FAQ Bondholders


The bond documentation will usually state where the investor ranks in the capital structure i.e. senior unsecured creditor or subordinated creditor. The pricing of the bond reflects this difference. If I buy a senior bond, I become a senior unsecured creditor of that institution. If I put my money on deposit (ignoring guarantees), I become a senior unsecured creditor of the bank. That is why they say that senior bondholders and depositors rank pari passu in the event of liquidation.
The law needs to be looked at and a bank resolution scheme needs to be introduced but it's not easy. If you make senior bond investors structually subordinate to depositors, then the cost of funding for the banks will rise. Not necessarily a bad thing but people need to accept the days of cheap banking are over not just for loans but for everyday banking services. (and they have been cheap compared to other European Countries).
 
Sunny, has a bank ever negoiated with senior bond holders before?
This option has been suggested from several sources and I'm wondering has it been done before and what were the consequences.
 
Sunny, has a bank ever negoiated with senior bond holders before?
This option has been suggested from several sources and I'm wondering has it been done before and what were the consequences.

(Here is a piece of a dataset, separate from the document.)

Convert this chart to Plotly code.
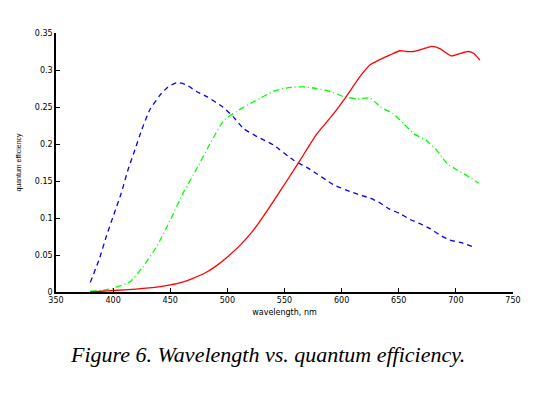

I think something was done in Kazachstan last year but I can't think of any other occasion off the top of my head. Banks have been allowed fail but generally not in the UK or the Eurozone. Happens more in the US because of cororpate structures and the fact that many regional banks do not depend on international funding.
The problem with negotiating with senior bondholders is that you are not coming from a position of power. If you tell them that you will off them 40%, they will take their chances on liquidation and hope for a larger recovery rate. Last analysis I saw was that senior bondholders in Anglo could expect to recover 80-85% in the event of liquidation so you couldn't offer a haircut much below that. Therefore you might save about a €1 billion but the cost of such a move to the other banks and the Sovereign would probably more than offset this. AIB especially would be left with a funding hole that the State would have to fill. Bond investors would not go near it.
 
Hi Sunny
thanks for that. Do you know was that analysis based on the last estimate on the 29-34 billion cost to Anglo or one of the earlier ones ?
 
Hi Sunny, does the 80-85% recovery rate you gave in October still stand?
 
Hi Sunny, does the 80-85% recovery rate you gave in October still stand?

I haven't seen anything since. Obviously if there was a firesale, the recovery would be less but I think everyone including the EU and the IMF while wanting banks to deleverage don't want a firesale of assets. To be honest Puple, the whole concept is theoretical in Europe. It has never been tested. I would be very sceptical about the success of a negotiated settlement. Not saying it can't or shouldn't be done but just haven't heard anyone suggest a way to make it work.